● **Records supplied**:
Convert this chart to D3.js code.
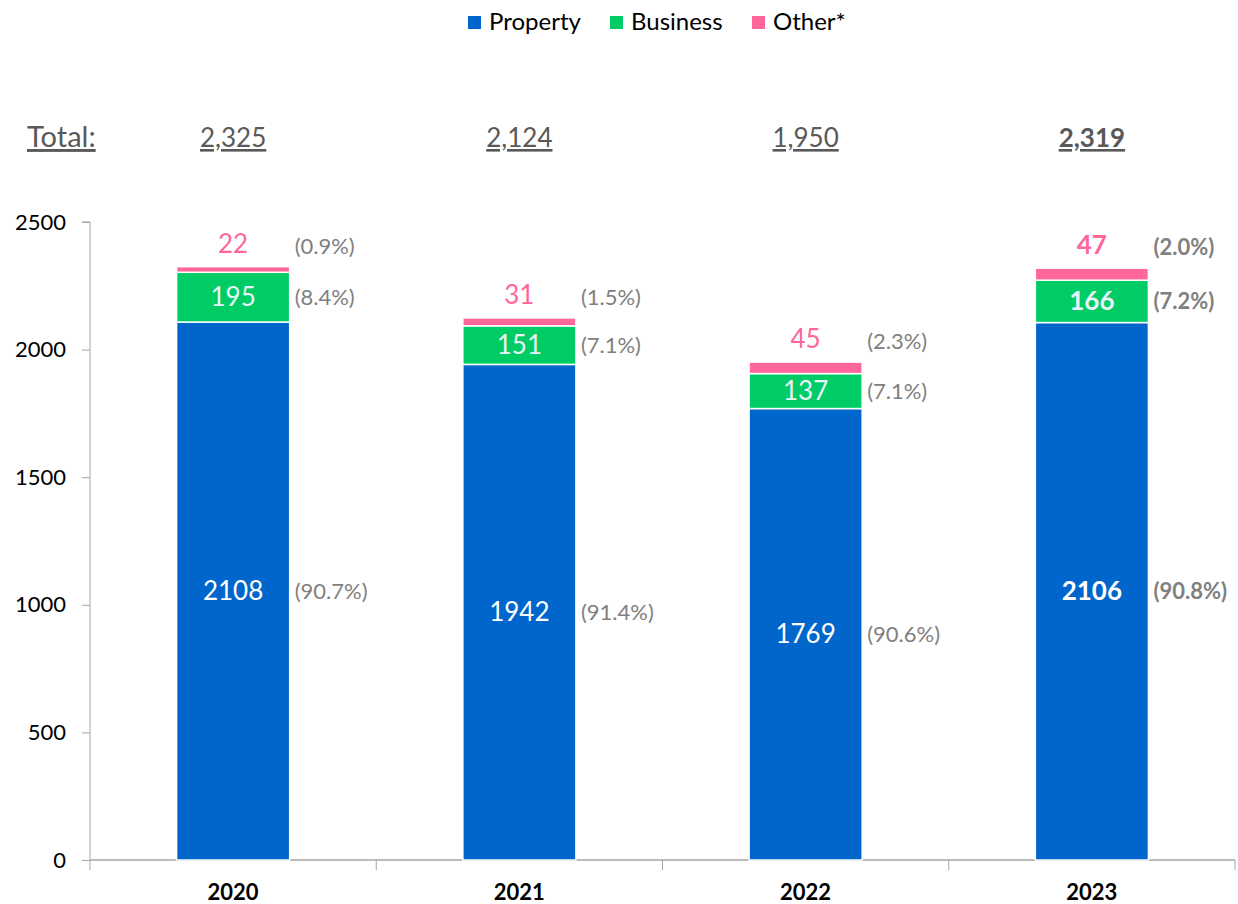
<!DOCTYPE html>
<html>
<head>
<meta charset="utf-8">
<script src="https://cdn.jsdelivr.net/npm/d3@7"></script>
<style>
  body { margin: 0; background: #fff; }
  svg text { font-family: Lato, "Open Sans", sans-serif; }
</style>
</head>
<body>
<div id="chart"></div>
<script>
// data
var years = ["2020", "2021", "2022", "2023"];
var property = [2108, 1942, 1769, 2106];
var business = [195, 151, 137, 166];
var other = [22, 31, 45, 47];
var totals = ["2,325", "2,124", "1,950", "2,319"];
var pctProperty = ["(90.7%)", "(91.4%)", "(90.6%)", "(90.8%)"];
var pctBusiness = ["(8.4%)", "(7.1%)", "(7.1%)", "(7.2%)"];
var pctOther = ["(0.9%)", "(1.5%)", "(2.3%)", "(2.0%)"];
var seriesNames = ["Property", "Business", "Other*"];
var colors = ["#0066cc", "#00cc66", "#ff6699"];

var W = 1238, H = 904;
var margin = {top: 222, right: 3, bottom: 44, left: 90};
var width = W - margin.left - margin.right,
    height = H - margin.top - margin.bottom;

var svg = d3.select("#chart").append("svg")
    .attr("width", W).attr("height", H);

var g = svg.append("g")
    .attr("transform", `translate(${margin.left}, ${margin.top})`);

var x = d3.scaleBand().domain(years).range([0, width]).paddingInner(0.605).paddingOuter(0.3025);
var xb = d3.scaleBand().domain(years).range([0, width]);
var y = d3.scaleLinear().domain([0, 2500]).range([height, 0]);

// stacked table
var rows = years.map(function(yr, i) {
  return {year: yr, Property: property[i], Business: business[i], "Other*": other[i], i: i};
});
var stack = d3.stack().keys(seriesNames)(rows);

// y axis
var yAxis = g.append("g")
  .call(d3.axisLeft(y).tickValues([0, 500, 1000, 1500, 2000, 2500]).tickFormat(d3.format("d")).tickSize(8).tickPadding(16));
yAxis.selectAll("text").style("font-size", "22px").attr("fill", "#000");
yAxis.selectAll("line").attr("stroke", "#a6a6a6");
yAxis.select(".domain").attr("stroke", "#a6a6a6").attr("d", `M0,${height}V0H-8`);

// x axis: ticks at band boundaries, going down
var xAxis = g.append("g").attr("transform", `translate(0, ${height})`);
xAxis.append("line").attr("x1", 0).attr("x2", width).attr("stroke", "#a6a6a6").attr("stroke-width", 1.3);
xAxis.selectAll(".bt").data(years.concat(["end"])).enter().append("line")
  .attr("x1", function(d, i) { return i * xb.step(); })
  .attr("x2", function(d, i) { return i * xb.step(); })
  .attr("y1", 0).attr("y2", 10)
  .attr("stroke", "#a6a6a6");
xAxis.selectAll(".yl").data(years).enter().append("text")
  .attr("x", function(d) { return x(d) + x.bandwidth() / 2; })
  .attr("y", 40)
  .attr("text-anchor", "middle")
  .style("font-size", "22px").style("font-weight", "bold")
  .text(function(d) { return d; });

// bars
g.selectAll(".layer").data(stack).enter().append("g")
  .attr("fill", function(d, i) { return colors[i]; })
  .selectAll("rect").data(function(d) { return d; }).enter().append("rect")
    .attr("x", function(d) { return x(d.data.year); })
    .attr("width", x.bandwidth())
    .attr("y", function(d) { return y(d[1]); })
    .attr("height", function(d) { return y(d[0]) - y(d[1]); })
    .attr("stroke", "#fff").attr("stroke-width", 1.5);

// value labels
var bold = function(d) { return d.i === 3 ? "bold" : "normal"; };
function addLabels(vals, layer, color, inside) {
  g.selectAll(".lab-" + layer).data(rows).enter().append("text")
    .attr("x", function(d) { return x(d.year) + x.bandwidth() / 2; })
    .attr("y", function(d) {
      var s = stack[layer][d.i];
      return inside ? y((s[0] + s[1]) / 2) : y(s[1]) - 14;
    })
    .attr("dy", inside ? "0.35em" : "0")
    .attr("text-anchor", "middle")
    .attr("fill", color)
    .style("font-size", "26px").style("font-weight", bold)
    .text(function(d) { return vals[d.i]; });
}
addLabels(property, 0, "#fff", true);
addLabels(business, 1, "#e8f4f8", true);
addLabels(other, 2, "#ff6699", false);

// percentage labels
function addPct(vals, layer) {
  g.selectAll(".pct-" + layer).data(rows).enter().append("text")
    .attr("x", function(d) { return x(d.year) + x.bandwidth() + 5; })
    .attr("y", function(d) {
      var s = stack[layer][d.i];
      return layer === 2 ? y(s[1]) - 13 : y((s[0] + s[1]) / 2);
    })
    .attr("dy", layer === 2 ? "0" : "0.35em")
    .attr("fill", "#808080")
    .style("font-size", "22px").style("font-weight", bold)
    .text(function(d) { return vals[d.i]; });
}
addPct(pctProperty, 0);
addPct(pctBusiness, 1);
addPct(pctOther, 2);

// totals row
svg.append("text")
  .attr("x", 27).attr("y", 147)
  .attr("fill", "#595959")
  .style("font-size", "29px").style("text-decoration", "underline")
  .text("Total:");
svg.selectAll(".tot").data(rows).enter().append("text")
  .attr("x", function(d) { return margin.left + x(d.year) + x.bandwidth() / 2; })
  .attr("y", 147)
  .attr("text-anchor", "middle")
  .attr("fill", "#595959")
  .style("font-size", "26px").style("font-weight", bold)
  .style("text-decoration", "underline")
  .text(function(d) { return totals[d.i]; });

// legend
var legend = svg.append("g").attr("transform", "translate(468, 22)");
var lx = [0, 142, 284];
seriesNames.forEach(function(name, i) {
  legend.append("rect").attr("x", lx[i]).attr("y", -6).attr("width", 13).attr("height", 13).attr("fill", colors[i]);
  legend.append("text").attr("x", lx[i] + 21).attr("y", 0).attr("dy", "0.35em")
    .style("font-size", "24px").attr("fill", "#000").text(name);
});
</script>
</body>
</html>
...
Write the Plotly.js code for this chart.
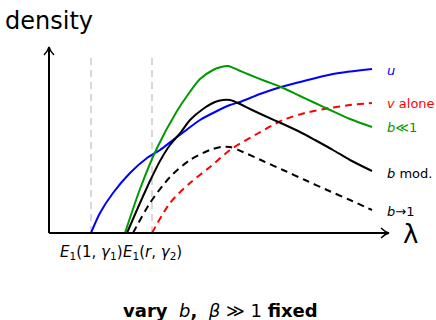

● **Work to complete**:
Pick out the part that begins with the line containing "Convert this chart to D3.js code." and finishes with the line containing "var stack = d3.stack().keys(seriesNames)(rows);", both included. Restate it exactly, without images.

● **The answer**:
Convert this chart to D3.js code.
<!DOCTYPE html>
<html>
<head>
<meta charset="utf-8">
<script src="https://cdn.jsdelivr.net/npm/d3@7"></script>
<style>
  body { margin: 0; background: #fff; }
  svg text { font-family: Lato, "Open Sans", sans-serif; }
</style>
</head>
<body>
<div id="chart"></div>
<script>
// data
var years = ["2020", "2021", "2022", "2023"];
var property = [2108, 1942, 1769, 2106];
var business = [195, 151, 137, 166];
var other = [22, 31, 45, 47];
var totals = ["2,325", "2,124", "1,950", "2,319"];
var pctProperty = ["(90.7%)", "(91.4%)", "(90.6%)", "(90.8%)"];
var pctBusiness = ["(8.4%)", "(7.1%)", "(7.1%)", "(7.2%)"];
var pctOther = ["(0.9%)", "(1.5%)", "(2.3%)", "(2.0%)"];
var seriesNames = ["Property", "Business", "Other*"];
var colors = ["#0066cc", "#00cc66", "#ff6699"];

var W = 1238, H = 904;
var margin = {top: 222, right: 3, bottom: 44, left: 90};
var width = W - margin.left - margin.right,
    height = H - margin.top - margin.bottom;

var svg = d3.select("#chart").append("svg")
    .attr("width", W).attr("height", H);

var g = svg.append("g")
    .attr("transform", `translate(${margin.left}, ${margin.top})`);

var x = d3.scaleBand().domain(years).range([0, width]).paddingInner(0.605).paddingOuter(0.3025);
var xb = d3.scaleBand().domain(years).range([0, width]);
var y = d3.scaleLinear().domain([0, 2500]).range([height, 0]);

// stacked table
var rows = years.map(function(yr, i) {
  return {year: yr, Property: property[i], Business: business[i], "Other*": other[i], i: i};
});
var stack = d3.stack().keys(seriesNames)(rows);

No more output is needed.